Один грузный, другой худой. В грузном Мила увидела достоинство и обстоятельность крестьянина. У него не было присущей партизанам осторожности, обязательных шапки-ушанки, пулеметных лент крест-накрест, засунутых за пояс гранат, автомата с круглым диском. Он был в бесформенном черном крестьянском армяке и таких же бесформенных шароварах, заправленных в крепкие сапоги, какие крестьяне носили уже много столетий. Его движения казались размеренными, и сразу чувствовалось, что терпения ему не занимать. Если дело дошло бы до этого, он смог бы перетерпеть хоть бога, хоть черта, а в качестве развлечения наблюдал бы за тем, как высыхает необожженный кирпич. Такой знает гораздо больше, чем кажется со стороны, и если станет кому– то другом, то отдаст этому человеку все. В нем все было большим: большие ноги, большие руки, большие кисти. Он смог бы провести за плугом тысячу часов подряд. Именно такой крестьянин выращивал пшеницу, которую создавал для него отец Милы. Он накормил бы народ, поскольку сам являлся народом.

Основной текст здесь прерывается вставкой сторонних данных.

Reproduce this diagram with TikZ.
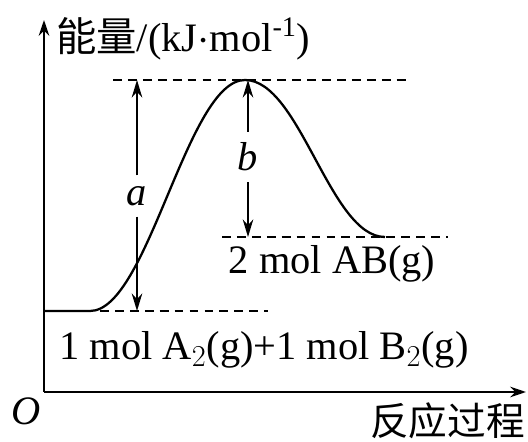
\documentclass[tikz,border=0pt]{standalone}
\usepackage{fontspec}
\setmainfont{Liberation Serif}
\newfontfamily\cjk{Noto Sans CJK SC}
\usetikzlibrary{arrows.meta,positioning}

\begin{document}
\begin{tikzpicture}[
  x=0.02cm, y=-0.02cm,
  font=\fontsize{23}{26}\selectfont,
  axis/.style={line width=1.2pt, -{Stealth[length=9pt,width=6pt]}},
  level/.style={line width=1pt, dash pattern=on 5pt off 3.5pt},
  arrow/.style={line width=1pt, -{Stealth[length=10pt,width=6pt]}},
  curve/.style={line width=1.3pt},
  lbl/.style={inner sep=1pt}
]
\useasboundingbox (0,0) rectangle (528,442);

% axes
\coordinate (O) at (44,392);
\coordinate (ytip) at (44,20);
\coordinate (xtip) at (526,392);
\draw[axis] (O) -- (ytip);
\draw[axis] (O) -- (xtip);
\node[lbl] (origin) at (26,411) {\textit{O}};
\node[lbl, anchor=west] (ylabel) at (54,39) {{\cjk 能量}/(kJ$\cdot$mol\textsuperscript{-1})};
\node[lbl, anchor=east] (xlabel) at (527,421) {\cjk\fontsize{22}{24}\selectfont 反应过程};

% energy levels
\coordinate (start) at (44,311);
\coordinate (rise) at (90,311);
\coordinate (peak) at (245,80);
\coordinate (fin) at (385,237);
\draw[level] (113,80) -- (410,80);
\draw[level] (100,311) -- (268,311);
\draw[level] (222,237) -- (448,237);

% reaction curve
\draw[curve] (start) -- (rise)
  .. controls (148,311) and (187,80) .. (peak)
  .. controls (300,80) and (330,237) .. (fin);

% a and b
\coordinate (atop) at (137,80);
\coordinate (abot) at (137,311);
\coordinate (btop) at (248,80);
\coordinate (bbot) at (248,237);
\node[lbl, inner sep=6pt] (a) at (137,196) {\textit{a}};
\node[lbl, inner sep=6pt] (b) at (248,157) {\textit{b}};
\draw[arrow] (a) -- (atop);
\draw[arrow] (a) -- (abot);
\draw[arrow] (b) -- (btop);
\draw[arrow] (b) -- (bbot);

% species
\node[lbl] (prod) at (332,264) {2 mol AB(g)};
\node[lbl] (reac) at (264,350) {1 mol A$_2$(g)+1 mol B$_2$(g)};
\end{tikzpicture}
\end{document}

Второй был невысокий, подвижный человечек с козлиной бородкой и в очках, жилистый и поджарый, с волосами, затронутыми изморозью седины. Выглядел он каким-то рафинированным, и, несмотря на то что в лесу он чувствовал себя свободно, эта легкость казалась не наследственной, а заученной. Вид у него также был совершенно невоинственный: изрядно поношенная кожаная куртка, рубашка, когда-то бывшая голубой, и протертые до дыр брюки.
Мила проследила за тем, как они прошли метрах в пятнадцати ниже ее, крестьянин впереди, худой – Мила еще не определила, кто он такой, и пока что не торопилась делать поспешных выводов, – следом. В какой-то момент крестьянин поднял руку, оба застыли на месте, присели на корточки и огляделись по сторонам. Через некоторое время, убедившись в том, что никаких эсэсовцев рядом нет, они поднялись на ноги.
– Эй! – окликнула их Мила.
Оба в ужасе отшатнулись назад.
Появившись из пещеры, Мила выпрямилась во весь рост.
– Здравствуйте, товарищи!
Крестьянин пробормотал что-то по-украински.